Floridae Americae Provinciae Recens & exactissima descriptio Auctore Iacobo le Moyne cui cognomen de Morgues, Qui Laudonnierum
By: Jacques le Moyne
Date: 1591 (Published) Frankfurt
Original Size: 14.5 x 18 inches
This map of Florida and what would become the southeastern United States is one of the most important 16th century maps of the region.
This fine print reproduction of Le Moyne's map includes the peninsula of Florida and the surrounding regions from the northern part of Cuba to "Prom Terra falg" or Cape Lookout. The map was a landmark for the region, containing significant new information (often inacurate) which became a primary source for other maps for the next 150 years. Le Moyne's coastline is usually correct for latitude, but the shore extends too far east rather than northeast in direction. He also added several lakes which endured in mythological proportions in the later cartography of the Southeast.

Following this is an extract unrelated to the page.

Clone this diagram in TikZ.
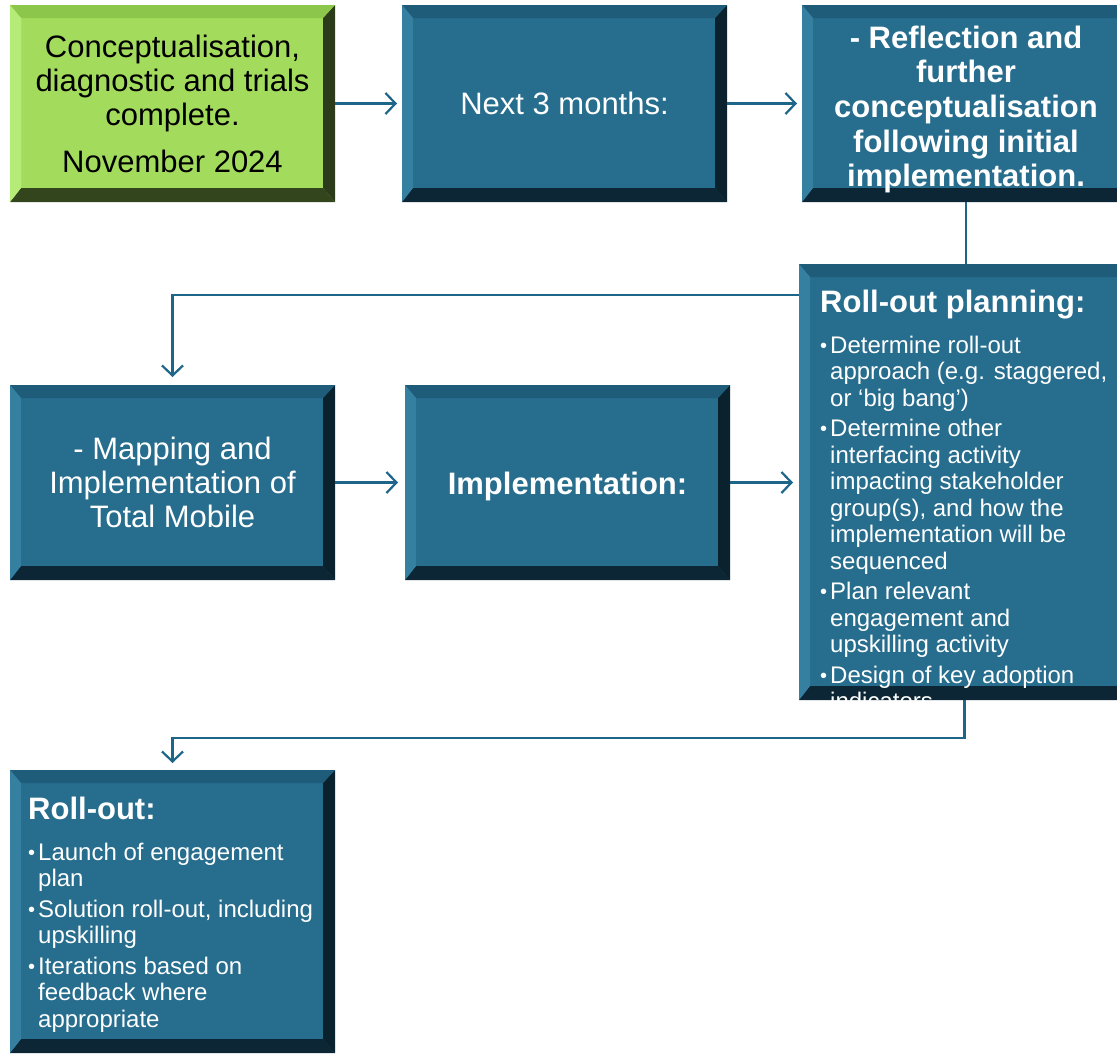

Jacques le Moyne was a member of Jean Ribault’s expedition to North America in 1564 in what was an ill-fated attempt to found a Huguenot settlement in northern Florida. Historical evidence strongly suggests that le Moyne was chosen by the French monarchy to serve as official artist and cartographer to the expedition. In later life, having fled France at the time of the St Valentine’s Day Massacre in Paris in 1572, le Moyne settled in England where he became a highly regarded Elizabethan artist and botanist in London, with patrons such as Sir Walter Raleigh and Lady Mary Sidney.